*WORK TO COMPLETE*:
Leave the pictures out and quote every line from the start of the listing to the line with "import plotly.graph_objects as go", inclusive.

>> Start SOURCE DATA

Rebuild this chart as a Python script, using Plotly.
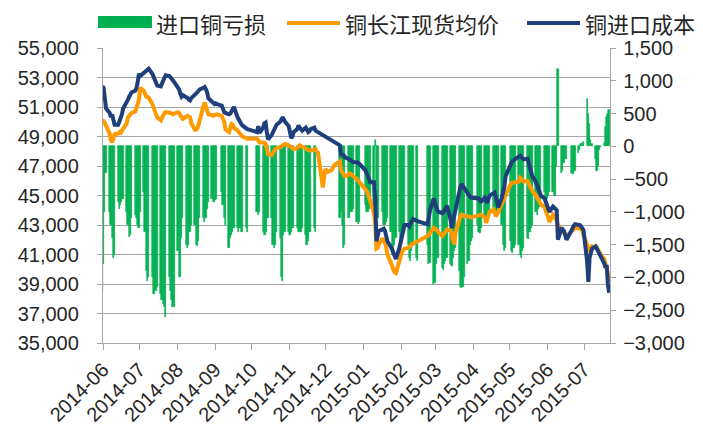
import pandas as pd
import plotly.graph_objects as go

# ---------------- data ----------------
start_date = "2014-06-03"
end_date = "2015-07-24"
holidays = ["2014-09-08", "2014-10-01", "2014-10-02", "2014-10-03", "2014-10-06", "2014-10-07",
            "2015-01-01", "2015-01-02", "2015-02-18", "2015-02-19", "2015-02-20", "2015-02-23",
            "2015-02-24", "2015-04-06", "2015-05-01", "2015-06-22"]

month_labels = ["2014-06", "2014-07", "2014-08", "2014-09", "2014-10", "2014-11", "2014-12",
                "2015-01", "2015-02", "2015-03", "2015-04", "2015-05", "2015-06", "2015-07"]

series_names = ["进口铜亏损", "铜长江现货均价", "铜进口成本"]

N = None
# 进口铜亏损 (right axis), one row per week
loss = [
    -2200, -1800, -1000, -400,
    -1000, -1200, -1400, -1700, -1650,
    -850, -950, -900, -850, -800,
    -1000, -1200, -1380, -1350, -1100,
    -1050, -1100, -1200, -1250, -1000,
    -700, -1300, -1900, -2050, -2000,
    -2000, -2250, -2250, -2200, -2150,
    -2250, -2350, -2400, -2450, -2600,
    -2000, -2200, -2350, -2450, -2450,
    -1600, -2000, -2000, -1400, -1100,
    -1500, -1550, -1500, -1300, -1200,
    -1200, -1500, -1520, -1450, -1100,
    -1100, -1150, -1100, -950, -850,
    -800, -850, -850, -820, -800,
    -700, -900, -1100, -1200,
    -1550, -1400, -1350, -1300, -1250,
    -1250, -1300, -1250, -1300, -1300,
    -1250, -1300,
    -1000, -1050, -1000,
    -1300, -1350, -1350, -1300, -1100,
    -1100, -1500, -1550, -1500, -1300,
    -1400, -2000, -2050, -1350, -1300,
    -1300, -1350, -1300, -1250, -1250,
    -1250, -1300, -1300, -1300, -1250,
    -1350, -1500, -1450, -1300, -1300,
    -1250, -1300, N, N, N,
    N, N, N, N, N,
    N, N, N, N, N,
    -1100, -1000, -1200, -1550, -1500,
    -1100, -1100, -1000, -1000, -950,
    -1150, -1190, -1150,
    -900, -1000, -1000, -950, -900,
    -1000, 90, -600, -1100, -1100,
    -1000, -1200, -1200, -1150, -1100,
    -1300, -1650, -1600, -1500, -1400,
    -1300, -1450, -1400, -1350, -1300,
    -1500, -1700, -1750, -1600, -1500,
    -1700, -1750,
    -1500, -1800, -1780,
    -2100, -2080, -1800, -1700, -1700,
    -1850, -1880, -1800, -1750, -1700,
    -1800, -1820, -1700, -1600, -1550,
    -1900, -2150, -2160, -2150, -2000,
    -1800, -1750, -1500, -1450, -1400,
    -1200, -1300, -1320, -1250,
    -1100, -1150, -1170, -1100, -1050,
    -950, -1000, -1050, -1000, -950,
    -1200, -1500, -1600, -1550,
    -1450, -1600, -1620, -1550, -1500,
    -1500, -1650, -1700, -1600, -1550,
    -1400, -1420, -1300, -1250, -1200,
    -1000, -1040, -950, -930, -900,
    -700, -780, -800, -750, -700,
    -700, -760, -750, -300, 1180,
    -400, -380, -250, -200, -190,
    -400, -425, -420, -380,
    -100, -50, 30, 50, 60,
    720, 500, 340, 100, 30,
    -200, -370, -300, -50, -10,
    50, 300, 440, 500, 550,
]

# 铜长江现货均价 (left axis)
price = [
    50100, 50050, 49900, 49700,
    49200, 48750, 48600, 48900, 49150,
    49200, 49300, 49250, 49400, 49500,
    49900, 50300, 50400, 50500, 50600,
    50700, 50900, 51200, 51500, 52300,
    52100, 51800, 51700, 51700, 51650,
    51200, 51000, 50700, 50500, 50300,
    50100, 50300, 50500, 50600, 50650,
    50650, 50600, 50550, 50500, 50550,
    50650, 50600, 50400, 50300, 50200,
    50300, 50400, 50350, 50300, 49900,
    49450, 49450, 49550, 49800, 50200,
    51100, 51300, 51000, 50800, 50500,
    50450, 50400, 50450, 50500, 50500,
    50400, 50200, 50000, 49500,
    49300, 49600, 49850, 49800, 49600,
    49400, 49300, 49200, 49100, 49000,
    48900, 48850,
    48850, 48750, 48600,
    48600, 48600, 48500, 48100, 47800,
    47750, 47900, 48000, 48150, 48200,
    48250, 48300, 48400, 48450, 48500,
    48400, 48300, 48250, 48200, 48150,
    48200, 48300, 48400, 48350, 48300,
    48200, 48150, 48100, 48050, 48050,
    48100, 48150, 48000, 47900, 47300,
    45550, 46200, 46800, 46700, 46600,
    46700, 46900, 47000, 47100, 47150,
    47300, 46700, 46550, 46400, 46300,
    46400, 46500, 46450, 46350, 46300,
    46100, 46000, 45900,
    45500, 45300, 45100, 44900, 44600,
    43800, 43000, 41400, 41450, 41700,
    42100, 41900, 41800, 41500, 41000,
    40400, 40100, 39950, 39800, 39750,
    40600, 41100, 41200, 41300, 41400,
    41450, 41500, 41600, 41700, 41750,
    41850, 41900,
    42250, 42350, 42500,
    42800, 42750, 42650, 42600, 42500,
    42250, 42350, 42450, 42550, 42700,
    42600, 42400, 41900, 41700, 42500,
    43400, 43600, 43700, 43650, 43600,
    43600, 43550, 43500, 43500, 43550,
    43600, 43650, 43700, 43700,
    43500, 43150, 43400, 43700, 43900,
    44050, 43800, 43600, 43700, 43900,
    44400, 44650, 44900, 45100,
    45750, 45850, 45900, 45900, 45880,
    45950, 46200, 46150, 46050, 45950,
    46000, 45800, 45650, 45450, 45300,
    45000, 44850, 44700, 44550, 44400,
    44200, 44000, 43800, 43500, 43200,
    43700, 43600, 43500, 43300, 43000,
    42700, 42500, 42400, 42300, 42250,
    42550, 42650, 42750, 42800,
    42800, 42750, 42700, 42650, 42300,
    41600, 41300, 41200, 41400, 41550,
    41450, 41450, 41300, 41150, 41000,
    40700, 40400, 40100, 39700, 39200,
]

# 铜进口成本 (left axis)
cost = [
    52400, 52300, 51600, 50900,
    50600, 50300, 50500, 50000, 49800,
    49800, 50000, 50200, 50500, 50900,
    51300, 51500, 51700, 51900, 52000,
    52100, 52300, 52700, 53250, 53100,
    53350, 53400, 53500, 53550, 53600,
    53250, 53000, 52800, 52600, 52450,
    52400, 52550, 52800, 53000, 53150,
    53100, 52950, 52900, 52800, 52700,
    52400, 52200, 51900, 51700, 51800,
    51700, 51600, 51500, 51450, 51600,
    51800, 51900, 52000, 52100, 52200,
    52300, 52350, 52200, 52000, 51600,
    51300, 51250, 51200, 51250, 51200,
    51100, 50800, 50650, 50600,
    50500, 50550, 50700, 50900, 51000,
    50300, 50100, 49950, 49850, 49750,
    49600, 49500,
    49300, 49700, 49250,
    49600, 49900, 49950, 49300, 48800,
    49100, 49300, 49500, 49600, 49800,
    50000, 50200, 50300, 50150, 50000,
    49700, 49400, 48900, 49000, 49300,
    49500, 49750, 49600, 49450, 49400,
    49600, 49500, 49300, 49350, 49500,
    49600, 49400, N, N, N,
    N, N, N, N, N,
    N, N, N, N, N,
    48400, 47700, 47800, 47750, 47600,
    47500, 47450, 47400, 47300, 47250,
    47250, 47200, 47150,
    46700, 46500, 46300, 46100, 45900,
    45900, 44800, 41900, 42400, 42600,
    42700, 42750, 42600, 42300, 41900,
    41500, 41300, 41100, 40900, 40700,
    41500, 41900, 42300, 42700, 43000,
    43000, 42900, 43100, 43300, 43400,
    43300, 43250,
    43050, 43600, 44000,
    44800, 44500, 44200, 44000, 43900,
    43800, 43900, 44050, 44200, 44300,
    43300, 42800, 43300, 43700, 44300,
    45300, 45600, 45770, 45650, 45500,
    45100, 44950, 44900, 44850, 44850,
    44850, 44800, 44650, 44600,
    44850, 44700, 44500, 44800, 45000,
    45150, 45200, 44900, 44400, 44200,
    44850, 45200, 45600, 46300,
    47150, 47250, 47350, 47400, 47450,
    47650, 47700, 47600, 47500, 47450,
    47500, 47200, 46900, 46600, 46300,
    45900, 45700, 45500, 45200, 45000,
    44800, 44550, 44400, 44200, 43900,
    44250, 44200, 44100, 44000, 42000,
    42800, 42700, 42600, 42300, 42000,
    42600, 42850, 42950, 43050,
    43050, 43000, 42900, 42800, 42650,
    40500, 39150, 40800, 41200, 41400,
    41550, 41400, 41250, 41100, 40950,
    40400, 40100, 40300, 39000, 38400,
]

# ---------------- build ----------------
dates = [d for d in pd.bdate_range(start_date, end_date) if d.strftime("%Y-%m-%d") not in holidays]
n = len(dates)
assert len(loss) == n and len(price) == n and len(cost) == n, (n, len(loss), len(price), len(cost))

GREEN = "#00B050"
ORANGE = "#FF9900"
NAVY = "#1F3F7A"
GRID = "#A6A6A6"
TXT = "#262626"

fig = go.Figure()
fig.add_trace(go.Bar(x=dates, y=loss, name=series_names[0], marker_color=GREEN,
                     marker_line_width=0.6, marker_line_color=GREEN,
                     width=86400000 * 1.0, yaxis="y", showlegend=False))
fig.add_trace(go.Scatter(x=dates, y=price, name=series_names[1], mode="lines",
                         line=dict(color=ORANGE, width=4), yaxis="y2",
                         connectgaps=True, showlegend=False))
fig.add_trace(go.Scatter(x=dates, y=cost, name=series_names[2], mode="lines",
                         line=dict(color=NAVY, width=4), yaxis="y2",
                         connectgaps=True, showlegend=False))

tickvals = [pd.Timestamp(m + "-03") + pd.Timedelta(hours=12) for m in month_labels]

# the page body adds an 8px offset; figure coords = page coords - 8
OFF = 8
W, H = 703 - OFF, 434 - OFF
L, T = 103 - OFF, 48 - OFF
R = W - (610 - OFF)
B = H - (343 - OFF)
pw, ph = W - L - R, H - T - B

def px(x):  # page x -> paper
    return (x - OFF - L) / pw

def py(y):  # page y -> paper
    return (H - B - (y - OFF)) / ph

num_font = dict(family="Liberation Sans, Arial, sans-serif", size=20, color=TXT)

fig.update_layout(
    width=W, height=H,
    margin=dict(l=L, r=R, t=T, b=B, autoexpand=False),
    paper_bgcolor="white", plot_bgcolor="white",
    bargap=0,
    xaxis=dict(type="date", automargin=False,
               range=[pd.Timestamp(start_date) + pd.Timedelta(hours=12),
                      pd.Timestamp(end_date) + pd.Timedelta(hours=18)],
               tickvals=tickvals, ticktext=month_labels, tickangle=-45,
               ticks="outside", ticklen=6, tickcolor=GRID, tickwidth=1.3,
               showline=True, linecolor=GRID, linewidth=1.3,
               showgrid=False, zeroline=False, tickfont=num_font),
    yaxis=dict(range=[-3000, 1500], tick0=-3000, dtick=500, tickformat=",", side="right",
               automargin=False,
               showgrid=False, zeroline=False, showline=True, linecolor=GRID, linewidth=1.3,
               ticks="outside", ticklen=5, tickcolor=GRID, tickwidth=1.3,
               tickfont=num_font, ticklabelstandoff=3),
    yaxis2=dict(range=[35000, 55000], tick0=35000, dtick=2000, tickformat=",", side="left",
                overlaying="y", automargin=False,
                showgrid=True, gridcolor=GRID, gridwidth=1.3,
                zeroline=False, showline=True, linecolor=GRID, linewidth=1.3,
                ticks="outside", ticklen=5, tickcolor=GRID, tickwidth=1.3,
                tickfont=num_font, ticklabelstandoff=14),
    showlegend=False,
)

# legend drawn manually (Excel style), positions in page pixels
leg_y = 23
cjk = dict(family="Noto Sans CJK SC", size=22, color=TXT)
fig.add_shape(type="rect", xref="paper", yref="paper",
              x0=px(98), x1=px(152), y0=py(28), y1=py(16),
              fillcolor=GREEN, line=dict(width=0))
fig.add_shape(type="line", xref="paper", yref="paper",
              x0=px(287), x1=px(340), y0=py(leg_y), y1=py(leg_y),
              line=dict(color=ORANGE, width=4))
fig.add_shape(type="line", xref="paper", yref="paper",
              x0=px(527), x1=px(580), y0=py(leg_y), y1=py(leg_y),
              line=dict(color=NAVY, width=4))
for xpos, name in zip([155, 344, 584], series_names):
    fig.add_annotation(text=name, xref="paper", yref="paper", x=px(xpos), y=py(leg_y),
                       xanchor="left", yanchor="middle", showarrow=False, font=cjk,
                       borderpad=0)

fig.write_html("out.html")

>> End SOURCE DATA

*SOLUTION FOR THIS TASK*:
Rebuild this chart as a Python script, using Plotly.
import pandas as pd
import plotly.graph_objects as go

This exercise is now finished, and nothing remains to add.